NiS2/CoS2@NC@C nanocubes derived from prussian blue analogues as an advanced anode with extraordinary long-cycle performance for sodium ion batteries

Transition metal sulfides (TMSs) are regarded as one of the ideal anodes for sodium ion batteries (SIBs) owing to their high theoretical capacity and strong electrochemical activity; nonetheless, it still faces challenges such as large volume variation and low conductivity during chemical reactions for applications. Herein, the nanocubes of carbon-encapsulated NiS2/CoS2 embedded porous nitrogen-doped carbon matrixes (NiS2/CoS2@NC@C) are synthesized as a high-performance anode by in-situ carbonizing and subsequently sulphurating the resorcinol-formaldehyde (RF)-coated Ni-Co-based Prussian blue analogues (PBAs). The RF-derived carbon shell acts as a rigid skeleton to effectively relieve the bulk stress during charging and discharging for ensuring the structure integrity, while the porous nitrogen-doped carbon matrix improves the electronic conductivity, presents rich channels for ion/electron transfer and inhibits the agglomeration of active material during chemical reaction.

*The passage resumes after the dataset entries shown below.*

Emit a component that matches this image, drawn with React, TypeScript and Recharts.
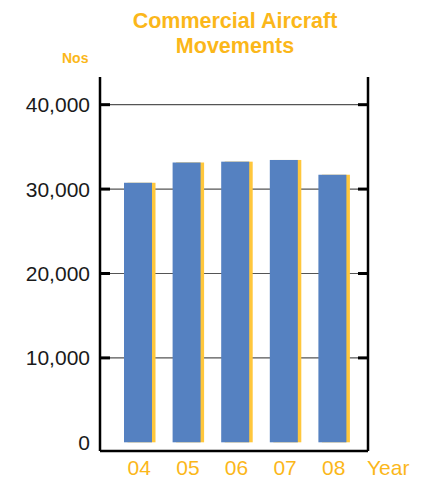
import React from "react";
import { BarChart, Bar, XAxis, YAxis, CartesianGrid, Label } from "recharts";

const years = ["04", "05", "06", "07", "08"];
const movements = [30750, 33150, 33250, 33450, 31700];
const leftTicks = [0, 10000, 20000, 30000, 40000];
const markTicks = [10000, 20000, 30000, 40000];
const yDomain = [-1030, 43280];

const data = years.map((y, i) => ({ year: y, value: movements[i] }));

const FONT = '"Liberation Sans", Arial, Helvetica, sans-serif';
const ORANGE = "#FBB71A";
const BLUE = "#5581C1";
const YELLOW = "#FFC73C";
const LEFT_MARGIN = 10;
const MARK_LEN = 10;
const SHADOW = 3.5;

const fmt = (v: number) => v.toLocaleString("en-US");

const LeftTick = (props: any) => {
  const { x, y, payload } = props;
  return (
    <text x={x} y={y} dy="0.36em" textAnchor="end" fontSize={21} fill="#1a1a1a" fontFamily={FONT}>
      {fmt(payload.value)}
    </text>
  );
};

const GridLine = (props: any) => {
  const { x1, x2, y1, y2 } = props;
  const lx = Math.min(x1, x2);
  const rx = Math.max(x1, x2);
  return (
    <g>
      <line x1={lx} x2={rx} y1={y1} y2={y2} stroke="#555" strokeWidth={1.2} />
      <rect x={lx} y={y1 - 1.5} width={MARK_LEN} height={3} fill="#000" />
      <rect x={rx - MARK_LEN} y={y1 - 1.5} width={MARK_LEN} height={3} fill="#000" />
    </g>
  );
};

const BarShape = (props: any) => {
  const { x, y, width, height } = props;
  if (height == null || width == null) return null;
  return (
    <g>
      <rect x={x + SHADOW} y={y} width={width - SHADOW} height={height} fill={YELLOW} />
      <rect x={x} y={y} width={width - SHADOW} height={height} fill={BLUE} />
    </g>
  );
};

export default function App() {
  return (
    <div style={{ position: "relative", width: 423, height: 477, fontFamily: FONT }}>
      <style>{`body{margin:0}`}</style>
      <div
        style={{
          position: "absolute",
          left: 35,
          top: 8.5,
          width: 400,
          textAlign: "center",
          color: ORANGE,
          fontWeight: "bold",
          fontSize: 21.5,
          lineHeight: "25px",
        }}
      >
        Commercial Aircraft
        <br />
        Movements
      </div>
      <div
        style={{
          position: "absolute",
          left: 62,
          top: 50,
          color: ORANGE,
          fontWeight: "bold",
          fontSize: 14,
          lineHeight: "16px",
        }}
      >
        Nos
      </div>
      <BarChart width={423} height={477} data={data} margin={{ top: 77, right: 54, bottom: 0, left: 0 }}>
        <CartesianGrid
          yAxisId="left"
          vertical={false}
          horizontal={<GridLine />}
          horizontalValues={markTicks}
        />
        <XAxis
          dataKey="year"
          axisLine={{ stroke: "#000", strokeWidth: 2.5 }}
          tickLine={false}
          tickSize={0}
          tickMargin={9}
          height={26}
          padding={{ left: 15, right: 10 }}
          tick={{ fill: ORANGE, fontSize: 21, fontFamily: FONT }}
          interval={0}
        >
          <Label value="Year" position="right" offset={-1} dy={3.5} fill={ORANGE} fontSize={21} fontFamily={FONT} />
        </XAxis>
        <YAxis
          yAxisId="left"
          orientation="left"
          width={100}
          domain={yDomain}
          ticks={leftTicks}
          allowDataOverflow
          axisLine={{ stroke: "#000", strokeWidth: 2.5 }}
          tickLine={false}
          tickSize={0}
          tickMargin={LEFT_MARGIN}
          tick={<LeftTick />}
          interval={0}
        />
        <YAxis
          yAxisId="right"
          orientation="right"
          width={1}
          domain={yDomain}
          ticks={markTicks}
          allowDataOverflow
          axisLine={{ stroke: "#000", strokeWidth: 2.5 }}
          tickLine={false}
          tick={false}
          interval={0}
        />
        <Bar yAxisId="left" dataKey="value" barSize={31.5} shape={<BarShape />} isAnimationActive={false} />
      </BarChart>
    </div>
  );
}
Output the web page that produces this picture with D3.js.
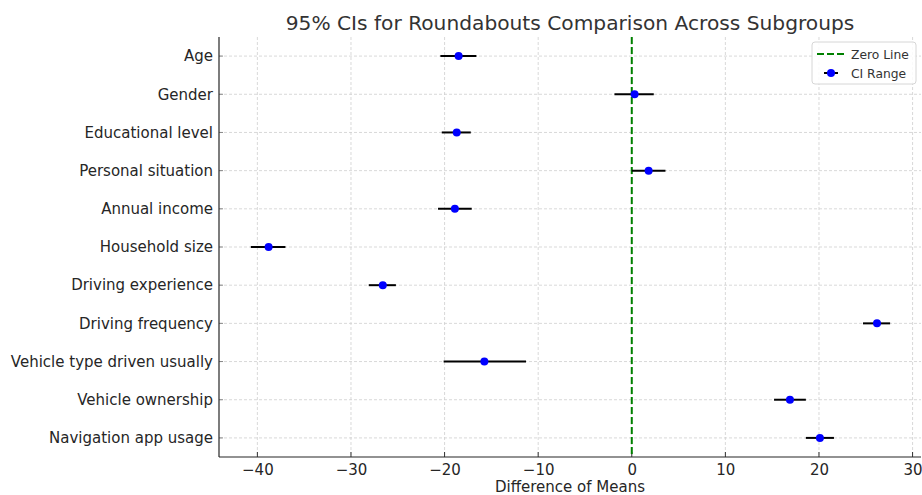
<!DOCTYPE html>
<html><head><meta charset="utf-8">
<script src="https://cdn.jsdelivr.net/npm/d3@7"></script>
<style>body{margin:0;background:#fff}svg{display:block;font-family:"DejaVu Sans",sans-serif}</style>
</head><body><svg id="c" width="922" height="495"></svg>
<script>
const categories = ["Age","Gender","Educational level","Personal situation","Annual income","Household size","Driving experience","Driving frequency","Vehicle type driven usually","Vehicle ownership","Navigation app usage"];
const means = [-18.5, 0.3, -18.7, 1.8, -18.9, -38.8, -26.6, 26.2, -15.75, 16.9, 20.1];
const lower = [-20.45, -1.85, -20.3, 0.0, -20.7, -40.7, -28.1, 24.7, -20.1, 15.2, 18.6];
const upper = [-16.6, 2.35, -17.2, 3.6, -17.1, -37.0, -25.2, 27.6, -11.3, 18.6, 21.6];
const xTicks = [-40, -30, -20, -10, 0, 10, 20, 30];

const svg = d3.select("#c");
const L = 219, R = 921, T = 37, B = 457;
const x = d3.scaleLinear().domain([-44.1, 30.9]).range([L, R]);
const y = d3.scalePoint().domain(categories).range([T, B]).padding(0.5);

// grid
svg.append("g").selectAll("line").data(xTicks).join("line")
  .attr("x1", d => x(d)).attr("x2", d => x(d)).attr("y1", T).attr("y2", B)
  .attr("stroke", "#cfcfcf").attr("stroke-width", 0.8).attr("stroke-dasharray", "3,2");
svg.append("g").selectAll("line").data(categories).join("line")
  .attr("x1", L).attr("x2", R).attr("y1", d => y(d)).attr("y2", d => y(d))
  .attr("stroke", "#cfcfcf").attr("stroke-width", 0.8).attr("stroke-dasharray", "3,2");

// axes
const xAxis = svg.append("g").attr("transform", `translate(0,${B})`)
  .call(d3.axisBottom(x).tickValues(xTicks).tickSize(0).tickPadding(7).tickFormat(d => d < 0 ? "\u2212" + Math.abs(d) : d));
xAxis.select(".domain").remove();
xAxis.selectAll("text").attr("font-size", 15).attr("fill", "#262626").attr("font-family", "DejaVu Sans");
svg.append("g").selectAll("line").data(xTicks).join("line")
  .attr("x1", d => x(d)).attr("x2", d => x(d)).attr("y1", B).attr("y2", B - 5)
  .attr("stroke", "#333").attr("stroke-width", 1);

const yAxis = svg.append("g").attr("transform", `translate(${L},0)`)
  .call(d3.axisLeft(y).tickSize(0).tickPadding(6));
yAxis.select(".domain").remove();
yAxis.selectAll("text").attr("font-size", 15).attr("fill", "#262626").attr("font-family", "DejaVu Sans");
svg.append("g").selectAll("line").data(categories).join("line")
  .attr("x1", L).attr("x2", L + 4).attr("y1", d => y(d)).attr("y2", d => y(d))
  .attr("stroke", "#888").attr("stroke-width", 1);

// spines
svg.append("line").attr("x1", L).attr("x2", L).attr("y1", T).attr("y2", B).attr("stroke", "#262626").attr("stroke-width", 1.2);
svg.append("line").attr("x1", L).attr("x2", R).attr("y1", B).attr("y2", B).attr("stroke", "#262626").attr("stroke-width", 1.2);

// zero line
svg.append("line").attr("x1", x(0)).attr("x2", x(0)).attr("y1", T).attr("y2", B)
  .attr("stroke", "#008000").attr("stroke-width", 2).attr("stroke-dasharray", "7,3");

// error bars
const rows = categories.map((c, i) => ({c, m: means[i], lo: lower[i], hi: upper[i]}));
svg.append("g").selectAll("line").data(rows).join("line")
  .attr("x1", d => x(d.lo)).attr("x2", d => x(d.hi)).attr("y1", d => y(d.c)).attr("y2", d => y(d.c))
  .attr("stroke", "#000").attr("stroke-width", 2);
svg.append("g").selectAll("circle").data(rows).join("circle")
  .attr("cx", d => x(d.m)).attr("cy", d => y(d.c)).attr("r", 4).attr("fill", "#0000ff");

// title & label
svg.append("text").attr("x", (L + R) / 2).attr("y", 30).attr("text-anchor", "middle")
  .attr("font-size", 20.2).attr("fill", "#333").text("95% CIs for Roundabouts Comparison Across Subgroups");
svg.append("text").attr("x", (L + R) / 2).attr("y", 492).attr("text-anchor", "middle")
  .attr("font-size", 15).attr("fill", "#262626").text("Difference of Means");

// legend
const lg = svg.append("g").attr("transform", "translate(812,42)");
lg.append("rect").attr("width", 104).attr("height", 42).attr("rx", 3)
  .attr("fill", "#fff").attr("fill-opacity", 0.85).attr("stroke", "#d6d6d6").attr("stroke-width", 1);
lg.append("line").attr("x1", 5).attr("x2", 33).attr("y1", 12).attr("y2", 12)
  .attr("stroke", "#008000").attr("stroke-width", 2).attr("stroke-dasharray", "7,3");
lg.append("text").attr("x", 39).attr("y", 16.5).attr("font-size", 12.3).attr("fill", "#333").text("Zero Line");
lg.append("line").attr("x1", 12).attr("x2", 26).attr("y1", 31).attr("y2", 31).attr("stroke", "#000").attr("stroke-width", 2);
lg.append("circle").attr("cx", 19).attr("cy", 31).attr("r", 4).attr("fill", "#0000ff");
lg.append("text").attr("x", 39).attr("y", 35.5).attr("font-size", 12.3).attr("fill", "#333").text("CI Range");
</script></body></html>
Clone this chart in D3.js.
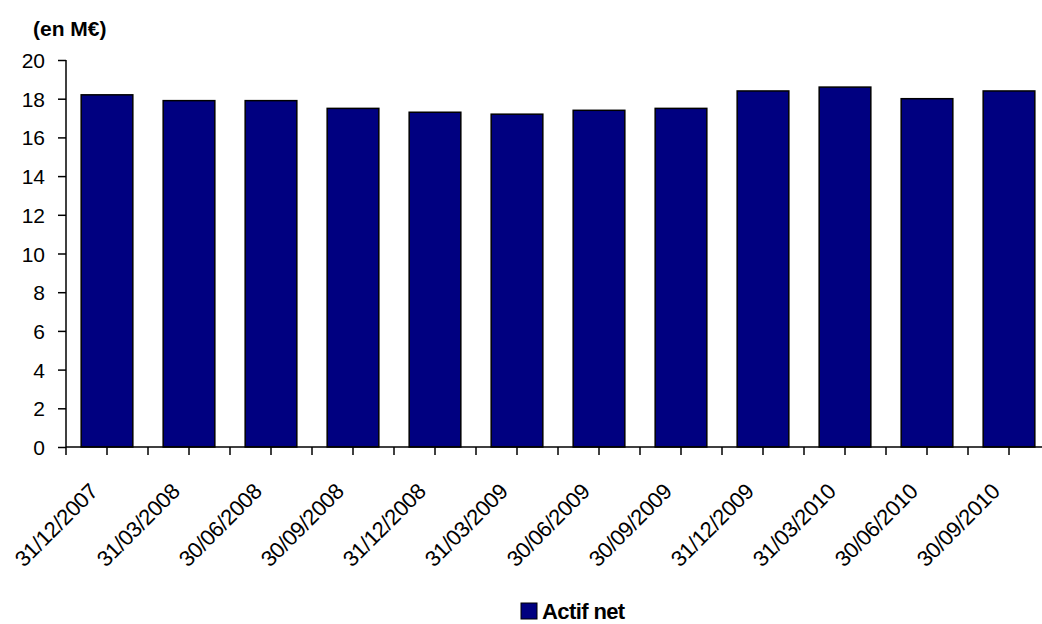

In addition, the lattice distortion at the heterogeneous interface of the NiS2/CoS2 allows the redistribution of electrons, promoting the chemical reaction kinetics. Consequently, the NiS2/CoS2@NC@C nanocubes exhibit excellent electrochemical properties: a high discharge capacity of 489.9 mA h g−1 after 170 cycles at 1.0 A g−1 (920.6/807.9 mA h g−1 for the initial discharge/charge capacity with the initial coulomb efficiency of 87.7%) and a discharge capacity of 349.7 mA h g−1 with the CE close to 100.0% at 5.0 A g−1 even after 2000 cycles. This study proposes a viable approach for the effective construction of advanced anodes with unique micromorphology and chemical composition based on bimetallic PBAs for SIBs.